読書感想のつづき
さて、「ヤバい経済学」の中で、私が「ほーっ」と思いましたのが、「割れたガラス理論」の否定です。
レヴィット先生は世の中の通説を疑うんですねー。これが立派。
誤解を恐れず、批判を恐れず、傲慢と思われることを恐れず、私見を申し上げれば、通説などクソ喰らえですから、こうした通説の否定に心地よさを感じます。
---何でも、かのガルブレイス先生によれば、通念(Conventional wisdom)というものは、とても単純であり、かつ、そうだと都合が良いことが条件だと本書内に書いてありました。---
さて、「割れたガラス理論」は私も「なるほど!」と思っていた話です。
ニューヨークの犯罪件数の激減。これに貢献したのが「割れたガラス理論」。
割れたガラスを放置するから、つまり、細かい犯罪をしっかり取り締まらないから、凶悪な犯罪が減らないのだというスタンス。

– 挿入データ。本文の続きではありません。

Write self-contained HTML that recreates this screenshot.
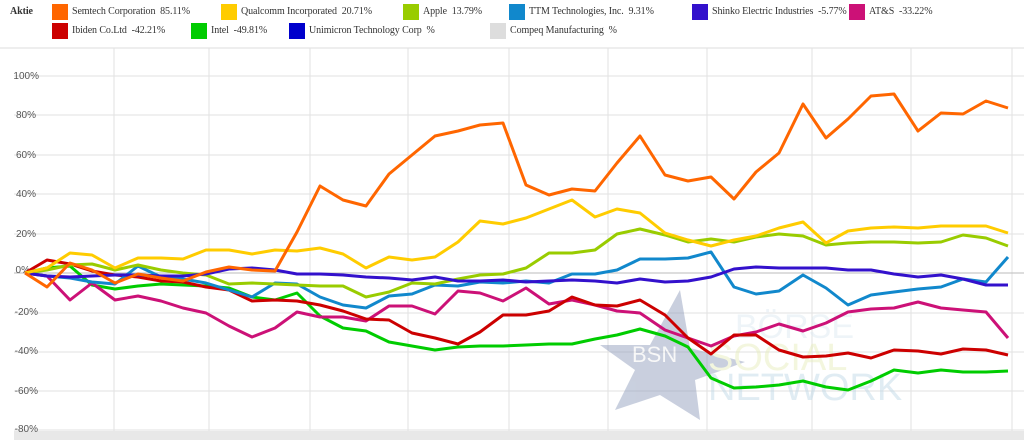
<!DOCTYPE html>
<html><head><meta charset="utf-8"><style>
body{margin:0;background:#fff;width:1024px;height:440px;overflow:hidden;font-family:"Liberation Serif",serif;}
.lg{position:absolute;font-size:10px;color:#333;white-space:nowrap;letter-spacing:-0.1px}
.sw{position:absolute;width:16px;height:16px}
</style></head><body>
<div class="lg" style="left:10px;top:6px;font-weight:bold">Aktie</div>
<div class="sw" style="left:52px;top:4px;background:#ff6600"></div><div class="lg" style="left:72px;top:6px">Semtech Corporation&nbsp; 85.11%</div>
<div class="sw" style="left:221px;top:4px;background:#ffcc00"></div><div class="lg" style="left:241px;top:6px">Qualcomm Incorporated&nbsp; 20.71%</div>
<div class="sw" style="left:403px;top:4px;background:#99cc00"></div><div class="lg" style="left:423px;top:6px">Apple&nbsp; 13.79%</div>
<div class="sw" style="left:509px;top:4px;background:#1188cc"></div><div class="lg" style="left:529px;top:6px">TTM Technologies, Inc.&nbsp; 9.31%</div>
<div class="sw" style="left:692px;top:4px;background:#3311cc"></div><div class="lg" style="left:712px;top:6px">Shinko Electric Industries&nbsp; -5.77%</div>
<div class="sw" style="left:849px;top:4px;background:#cc1177"></div><div class="lg" style="left:869px;top:6px">AT&amp;S&nbsp; -33.22%</div>
<div class="sw" style="left:52px;top:23px;background:#cc0000"></div><div class="lg" style="left:72px;top:25px">Ibiden Co.Ltd&nbsp; -42.21%</div>
<div class="sw" style="left:191px;top:23px;background:#00cc00"></div><div class="lg" style="left:211px;top:25px">Intel&nbsp; -49.81%</div>
<div class="sw" style="left:289px;top:23px;background:#0000cc"></div><div class="lg" style="left:309px;top:25px">Unimicron Technology Corp&nbsp; %</div>
<div class="sw" style="left:490px;top:23px;background:#dddddd"></div><div class="lg" style="left:510px;top:25px">Compeq Manufacturing&nbsp; %</div>
<svg width="1024" height="440" style="position:absolute;left:0;top:0">
<line x1="0" y1="48" x2="1024" y2="48" stroke="#ddd"/>
<g stroke="#e2e2e2" stroke-width="1">
<line x1="114" y1="48" x2="114" y2="440"/><line x1="209" y1="48" x2="209" y2="440"/><line x1="310" y1="48" x2="310" y2="440"/><line x1="408" y1="48" x2="408" y2="440"/><line x1="509" y1="48" x2="509" y2="440"/><line x1="608" y1="48" x2="608" y2="440"/><line x1="707" y1="48" x2="707" y2="440"/><line x1="812" y1="48" x2="812" y2="440"/><line x1="911" y1="48" x2="911" y2="440"/><line x1="1012" y1="48" x2="1012" y2="440"/>
<line x1="14" y1="76" x2="1024" y2="76"/><line x1="14" y1="115" x2="1024" y2="115"/><line x1="14" y1="155" x2="1024" y2="155"/><line x1="14" y1="194" x2="1024" y2="194"/><line x1="14" y1="234" x2="1024" y2="234"/><line x1="14" y1="273" x2="1024" y2="273" stroke="#bbb"/><line x1="14" y1="313" x2="1024" y2="313"/><line x1="14" y1="352" x2="1024" y2="352"/><line x1="14" y1="391" x2="1024" y2="391"/><line x1="14" y1="430" x2="1024" y2="430"/>
</g>
<rect x="14" y="431" width="1010" height="9" fill="#e8e8e8"/>
<g font-family="Liberation Sans, sans-serif" font-size="10" fill="#555" text-anchor="end">
<text x="39" y="79">100%</text><text x="36" y="118">80%</text><text x="36" y="158">60%</text><text x="36" y="197">40%</text><text x="36" y="237">20%</text><text x="30" y="273">0%</text><text x="38" y="315">-20%</text><text x="38" y="354">-40%</text><text x="38" y="394">-60%</text><text x="38" y="432">-80%</text>
</g>
<g opacity="0.45">
<polygon points="680,290 690,348 745,362 695,380 700,420 660,395 615,410 635,370 600,345 650,345" fill="#8896b8"/>
<text x="632" y="362" font-family="Liberation Sans,sans-serif" font-size="22" fill="#f0f0f0">BSN</text>
<text x="735" y="338" font-family="Liberation Sans,sans-serif" font-size="34" fill="#dbe8f0">BÖRSE</text>
<text x="708" y="370" font-family="Liberation Sans,sans-serif" font-size="38" fill="#e6ecb8">SOCIAL</text>
<text x="708" y="400" font-family="Liberation Sans,sans-serif" font-size="38" fill="#bcd6e6">NETWORK</text>
</g>
<g fill="none" stroke-width="3" stroke-linejoin="round">
<polyline stroke="#00cc00" points="25,273 47,268 70,266 92,285 115,289 138,286 161,284 183,285 206,286 229,288 252,297 275,300 297,293 320,316 343,328 366,331 389,342 412,346 435,350 458,347 480,346 503,346 526,345 549,344 572,344 595,339 617,335 640,329 665,336 688,347 711,378 734,388 756,387 779,385 803,381 826,387 848,390 871,381 894,370 918,373 941,370 963,372 986,372 1008,371"/>
<polyline stroke="#cc1177" points="25,273 47,276 70,300 92,283 115,300 138,296 161,301 183,308 206,313 229,326 252,337 275,328 297,312 320,317 343,317 366,321 389,306 412,306 435,314 458,291 480,293 503,301 526,288 549,304 572,300 595,305 617,311 640,313 665,330 688,338 711,346 734,336 756,332 779,324 803,331 826,323 848,312 871,309 894,308 918,302 941,308 963,310 986,312 1008,338"/>
<polyline stroke="#cc0000" points="25,273 47,260 70,264 92,271 115,275 138,277 161,281 183,282 206,287 229,290 252,301 275,300 297,301 320,305 343,311 366,319 389,320 412,333 435,338 458,344 480,332 503,315 526,315 549,311 572,297 595,305 617,306 640,300 665,315 688,338 711,354 734,335 756,335 779,350 803,357 826,356 848,353 871,358 894,350 918,351 941,354 963,349 986,350 1008,355"/>
<polyline stroke="#1188cc" points="25,273 47,276 70,278 92,282 115,284 138,266 161,277 183,279 206,283 229,290 252,297 275,283 297,284 320,297 343,305 366,308 389,296 412,294 435,285 458,286 480,282 503,283 526,281 549,283 572,274 595,274 617,270 640,259 665,259 688,258 711,252 734,287 756,294 779,291 803,275 826,288 848,305 871,295 894,292 918,289 941,287 963,279 986,282 1008,257"/>
<polyline stroke="#99cc00" points="25,273 47,270 70,265 92,264 115,270 138,265 161,270 183,273 206,275 229,284 252,283 275,284 297,285 320,286 343,286 366,297 389,292 412,283 435,284 458,279 480,275 503,274 526,268 549,253 572,253 595,250 617,234 640,229 665,235 688,242 711,239 734,242 756,237 779,234 803,236 826,245 848,243 871,242 894,242 918,243 941,242 963,235 986,238 1008,246"/>
<polyline stroke="#3311cc" points="25,273 47,276 70,277 92,276 115,275 138,275 161,276 183,276 206,274 229,269 252,268 275,270 297,274 320,274 343,275 366,277 389,278 412,280 435,277 458,281 480,281 503,280 526,282 549,281 572,280 595,281 617,283 640,279 665,282 688,281 711,277 734,269 756,267 779,268 803,268 826,268 848,270 871,270 894,274 918,277 941,275 963,279 986,285 1008,285"/>
<polyline stroke="#ffcc00" points="25,273 47,268 70,253 92,255 115,268 138,258 161,258 183,259 206,250 229,250 252,254 275,250 297,251 320,248 343,254 366,268 389,257 412,260 435,257 458,242 480,221 503,224 526,218 549,209 572,200 595,217 617,209 640,213 665,233 688,240 711,246 734,240 756,236 779,228 803,222 826,243 848,231 871,228 894,227 918,228 941,226 963,226 986,226 1008,233"/>
<polyline stroke="#ff6600" points="25,273 47,287 70,263 92,270 115,283 138,274 161,278 183,281 206,272 229,267 252,270 275,271 297,232 320,186 343,200 366,206 389,174 412,155 435,136 458,131 480,125 503,123 526,185 549,195 572,189 595,191 617,163 640,136 665,175 688,181 711,177 734,199 756,172 779,153 803,104 826,138 848,119 871,96 894,94 918,131 941,113 963,114 986,101 1008,108"/>
</g>
</svg>
</body></html>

地下鉄の落書きを消したり、細かい風紀の乱れを正したら犯罪が減ったという話です。
この話をはじめて聞いたとき、大変感心しました。
「なるほど、一事が万事なのだなー」と。
「割れたガラス理論」は色々な場面で使いました。
朝礼、メンバーの説得、役員会で例示、フロク…
この理論にはお世話になりました。
で、レヴィット先生はニューヨークの犯罪件数の減少は「割れたガラス理論」など関係ないとおっしゃってます。
ニューヨークだけ犯罪が減ってわけではなくて、全米の各都市で犯罪が減少しているのだと。
そして、その要因は1970年以降の中絶の合法化によるのだと主張しています。
ご興味ある方は、是非お読みください。
私としては、最近読んだ本で最も興味深いものでした。